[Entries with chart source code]
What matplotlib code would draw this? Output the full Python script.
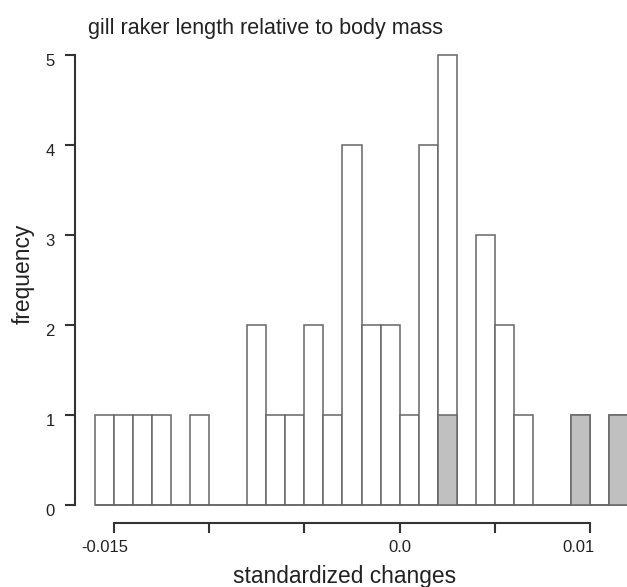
import numpy as np
import matplotlib
matplotlib.use("Agg")
import matplotlib.pyplot as plt
from matplotlib.transforms import ScaledTranslation

plt.rcParams['font.family'] = ['Liberation Sans', 'DejaVu Sans']

# histogram breaks (width 0.001) and counts
breaks = np.round(np.arange(-0.016, 0.0121, 0.001), 3)
counts = [1, 1, 1, 1, 0, 1, 0, 0, 2, 1, 1, 2, 1, 4,
          2, 2, 1, 4, 5, 0, 3, 2, 1, 0, 0, 1, 0, 1]
# shaded part of each bin
counts_grey = [0, 0, 0, 0, 0, 0, 0, 0, 0, 0, 0, 0, 0, 0,
               0, 0, 0, 0, 1, 0, 0, 0, 0, 0, 0, 1, 0, 1]

x_ticks = [-0.015, -0.01, -0.005, 0.0, 0.005, 0.01]
x_labels = ['-0.015', '', '', '0.0', '', '0.01']
y_ticks = [0, 1, 2, 3, 4, 5]

fig = plt.figure(figsize=(6.27, 5.87), dpi=100)
ax = fig.add_axes([75/627, 64/587, 552/627, 473/587])

left = breaks[:-1]
w = 0.001
ax.bar(left, counts, width=w, align='edge', color='white',
       edgecolor='#666666', linewidth=1.1)
ax.bar(left, counts_grey, width=w, align='edge', color='#c0c0c0',
       edgecolor='#666666', linewidth=1.1)

ax.set_xlim(-324/19000, 227/19000)
ax.set_ylim(-0.2, 5 + 5/90)

for s in ['top', 'right']:
    ax.spines[s].set_visible(False)
for s in ['left', 'bottom']:
    ax.spines[s].set_color('#333333')
    ax.spines[s].set_linewidth(1.5)
ax.spines['bottom'].set_bounds(-0.015, 0.01)
ax.spines['left'].set_bounds(0, 5)

ax.set_xticks(x_ticks)
ax.set_xticklabels(x_labels)
ax.set_yticks(y_ticks)
ax.tick_params(axis='both', length=7.5, width=1.5, color='#333333',
               labelsize=12, labelcolor='#222222')
ax.tick_params(axis='x', pad=4.5)
ax.tick_params(axis='y', pad=7)

# label positions as drawn in the original
xl = ax.get_xticklabels()
xl[0].set_transform(xl[0].get_transform() + ScaledTranslation(-9.5/100, 0, fig.dpi_scale_trans))
xl[-1].set_transform(xl[-1].get_transform() + ScaledTranslation(-11.5/100, 0, fig.dpi_scale_trans))
for lbl in ax.get_yticklabels():
    lbl.set_transform(lbl.get_transform() + ScaledTranslation(0, -5/100, fig.dpi_scale_trans))

ax.set_xlabel('standardized changes', fontsize=16.4, color='#222222')
ax.xaxis.label.set_va('baseline')
ax.xaxis.set_label_coords(0.489, -0.1279)
ax.set_ylabel('frequency', fontsize=16.4, color='#222222')
ax.yaxis.label.set_va('center')
ax.yaxis.set_label_coords(-0.094, 0.5264)

fig.text(88/627, 1 - 34/587, 'gill raker length relative to body mass',
         fontsize=15.5, color='#222222', ha='left', va='baseline')

fig.savefig('out.png', dpi=100)
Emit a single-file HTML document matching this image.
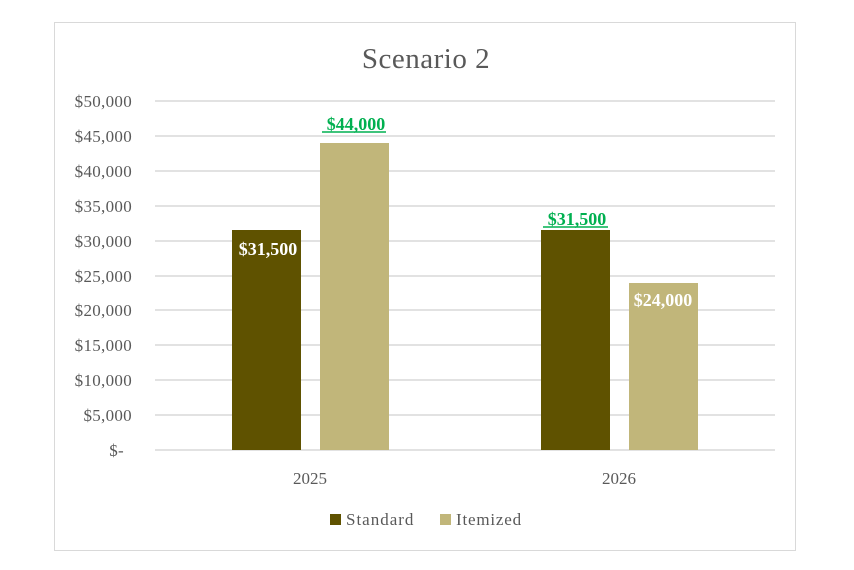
<!DOCTYPE html>
<html><head><style>body{margin:0;background:#fff}svg{display:block}</style></head><body>
<svg width="854" height="570" xmlns="http://www.w3.org/2000/svg" font-family="Liberation Serif, serif">
<rect x="0" y="0" width="854" height="570" fill="#fff"/>
<rect x="54.5" y="22.5" width="741" height="528" fill="#fff" stroke="#d9d9d9"/>
<text x="426" y="68" text-anchor="middle" font-size="29" fill="#595959" letter-spacing="0.5">Scenario 2</text>
<g stroke="#d9d9d9" stroke-width="1.5">
<line x1="155" x2="775" y1="101" y2="101"/><line x1="155" x2="775" y1="136" y2="136"/>
<line x1="155" x2="775" y1="171" y2="171"/><line x1="155" x2="775" y1="206" y2="206"/>
<line x1="155" x2="775" y1="241" y2="241"/><line x1="155" x2="775" y1="276" y2="276"/>
<line x1="155" x2="775" y1="310" y2="310"/><line x1="155" x2="775" y1="345" y2="345"/>
<line x1="155" x2="775" y1="380" y2="380"/><line x1="155" x2="775" y1="415" y2="415"/>
<line x1="155" x2="775" y1="450" y2="450"/>
</g>
<g font-size="17" fill="#595959" text-anchor="end" letter-spacing="0.3">
<text x="132" y="107">$50,000</text><text x="132" y="142">$45,000</text>
<text x="132" y="177">$40,000</text><text x="132" y="212">$35,000</text>
<text x="132" y="247">$30,000</text><text x="132" y="282">$25,000</text>
<text x="132" y="316">$20,000</text><text x="132" y="351">$15,000</text>
<text x="132" y="386">$10,000</text><text x="132" y="421">$5,000</text>
<text x="124" y="456">$-</text>
</g>
<rect x="232" y="230" width="69" height="220" fill="#5f5200"/>
<rect x="320" y="143" width="69" height="307" fill="#c1b67a"/>
<rect x="541" y="230" width="69" height="220" fill="#5f5200"/>
<rect x="629" y="283" width="69" height="167" fill="#c1b67a"/>
<g font-size="18" font-weight="bold">
<text x="268" y="255" text-anchor="middle" fill="#fff">$31,500</text>
<text x="663" y="306" text-anchor="middle" fill="#fff">$24,000</text>
<text x="356" y="130" text-anchor="middle" fill="#00b050">$44,000</text>
<text x="577" y="225" text-anchor="middle" fill="#00b050">$31,500</text>
</g>
<line x1="322" x2="386" y1="132" y2="132" stroke="#00b050" stroke-width="1.5"/>
<line x1="543" x2="608" y1="227" y2="227" stroke="#00b050" stroke-width="1.5"/>
<g font-size="17" fill="#595959" text-anchor="middle">
<text x="310" y="484">2025</text><text x="619" y="484">2026</text>
</g>
<rect x="330" y="514" width="11" height="11" fill="#5f5200"/>
<text x="346" y="525" font-size="17" fill="#595959" letter-spacing="1">Standard</text>
<rect x="440" y="514" width="11" height="11" fill="#c1b67a"/>
<text x="456" y="525" font-size="17" fill="#595959" letter-spacing="0.8">Itemized</text>
</svg>
</body></html>
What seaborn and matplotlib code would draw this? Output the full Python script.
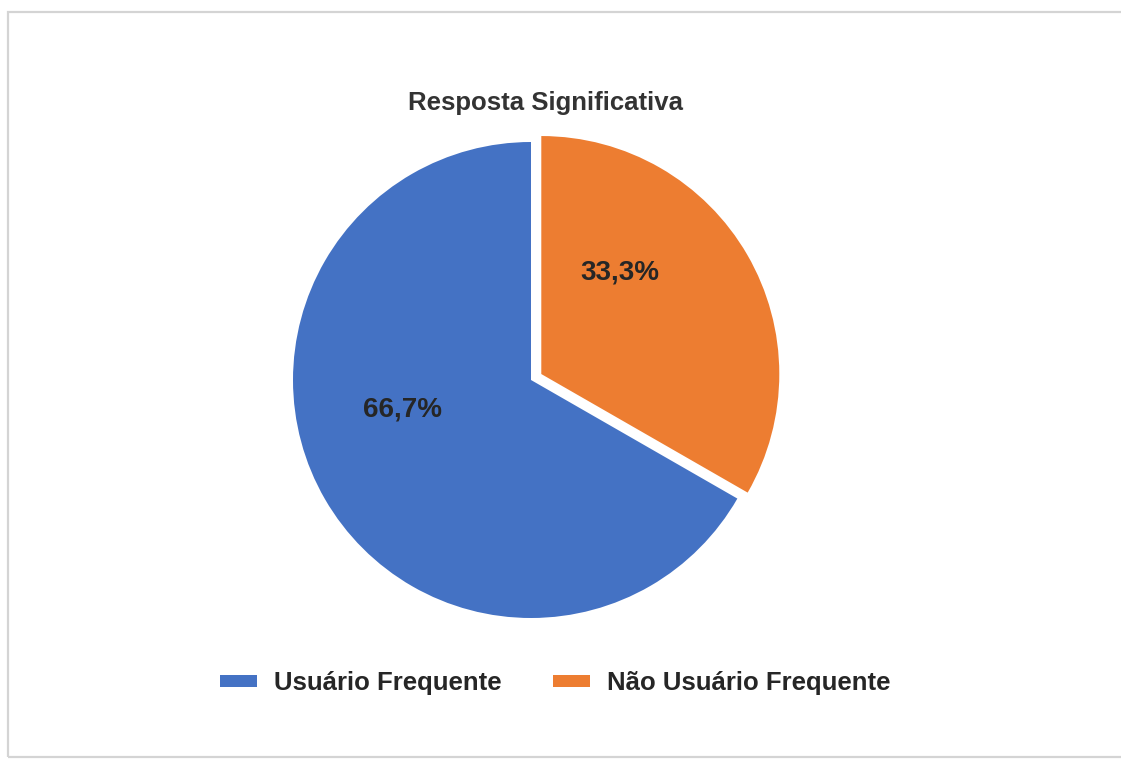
import matplotlib
matplotlib.use("Agg")
import matplotlib.pyplot as plt
import seaborn as sns
from matplotlib.patches import Rectangle

# dados do gráfico
categorias = ["Usuário Frequente", "Não Usuário Frequente"]
valores = [66.7, 33.3]
cores = ["#4472C4", "#ED7D31"]
titulo = "Resposta Significativa"

sns.set_theme(style="white")
plt.rcParams["font.family"] = ["Liberation Sans", "DejaVu Sans"]
texto = "#262626"

fig = plt.figure(figsize=(11.21, 7.62), dpi=100)
fig.patch.set_facecolor("white")

# moldura cinza clara em volta do gráfico
fig.patches.append(Rectangle((8 / 1121, 5 / 762), 1.2, 745 / 762, transform=fig.transFigure,
                             fill=False, edgecolor="#d4d4d4", linewidth=1.6))

# eixo quadrado: centro da pizza em (531, 380) px, raio 238 px
lado = 238 * 2.4
ax = fig.add_axes([(531 - lado / 2) / 1121, (382 - lado / 2) / 762, lado / 1121, lado / 762])

wedges, textos, pcts = ax.pie(
    valores,
    colors=cores,
    startangle=90,
    counterclock=True,
    explode=[0, 0.05],
    autopct=lambda p: f"{p:.1f}%".replace(".", ","),
    pctdistance=0.6,
    textprops=dict(color=texto, fontsize=20, fontweight="bold"),
    wedgeprops=dict(linewidth=0),
)
ax.set_xlim(-1.2, 1.2)
ax.set_ylim(-1.2, 1.2)
ax.set_aspect("equal")
ax.axis("off")

# posição dos rótulos como no original
pcts[0].set_position((-0.538, -0.126))
pcts[1].set_position((0.374, 0.450))
for t in pcts:
    t.set_ha("center")
    t.set_va("center")

fig.text(545 / 1121, 1 - 103 / 762, titulo, ha="center", va="center",
         fontsize=18.5, fontweight="bold", color="#333333")

leg = fig.legend(wedges, categorias, loc="center", bbox_to_anchor=(555 / 1121, 1 - 683 / 762),
                 ncol=2, frameon=False, handlelength=1.45, handleheight=0.35,
                 handletextpad=0.65, columnspacing=2.0,
                 prop=dict(size=18.5, weight="bold"))
for t in leg.get_texts():
    t.set_color(texto)

fig.savefig("out.png", dpi=100, facecolor="white")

- **AIM**: Please transcribe, word for word, every line from the first line of the records above through the line containing "ax.tick_params(axis='y', pad=7)", and leave out any pictures.

- **TASK RESULT**:
What matplotlib code would draw this? Output the full Python script.
import numpy as np
import matplotlib
matplotlib.use("Agg")
import matplotlib.pyplot as plt
from matplotlib.transforms import ScaledTranslation

plt.rcParams['font.family'] = ['Liberation Sans', 'DejaVu Sans']

# histogram breaks (width 0.001) and counts
breaks = np.round(np.arange(-0.016, 0.0121, 0.001), 3)
counts = [1, 1, 1, 1, 0, 1, 0, 0, 2, 1, 1, 2, 1, 4,
          2, 2, 1, 4, 5, 0, 3, 2, 1, 0, 0, 1, 0, 1]
# shaded part of each bin
counts_grey = [0, 0, 0, 0, 0, 0, 0, 0, 0, 0, 0, 0, 0, 0,
               0, 0, 0, 0, 1, 0, 0, 0, 0, 0, 0, 1, 0, 1]

x_ticks = [-0.015, -0.01, -0.005, 0.0, 0.005, 0.01]
x_labels = ['-0.015', '', '', '0.0', '', '0.01']
y_ticks = [0, 1, 2, 3, 4, 5]

fig = plt.figure(figsize=(6.27, 5.87), dpi=100)
ax = fig.add_axes([75/627, 64/587, 552/627, 473/587])

left = breaks[:-1]
w = 0.001
ax.bar(left, counts, width=w, align='edge', color='white',
       edgecolor='#666666', linewidth=1.1)
ax.bar(left, counts_grey, width=w, align='edge', color='#c0c0c0',
       edgecolor='#666666', linewidth=1.1)

ax.set_xlim(-324/19000, 227/19000)
ax.set_ylim(-0.2, 5 + 5/90)

for s in ['top', 'right']:
    ax.spines[s].set_visible(False)
for s in ['left', 'bottom']:
    ax.spines[s].set_color('#333333')
    ax.spines[s].set_linewidth(1.5)
ax.spines['bottom'].set_bounds(-0.015, 0.01)
ax.spines['left'].set_bounds(0, 5)

ax.set_xticks(x_ticks)
ax.set_xticklabels(x_labels)
ax.set_yticks(y_ticks)
ax.tick_params(axis='both', length=7.5, width=1.5, color='#333333',
               labelsize=12, labelcolor='#222222')
ax.tick_params(axis='x', pad=4.5)
ax.tick_params(axis='y', pad=7)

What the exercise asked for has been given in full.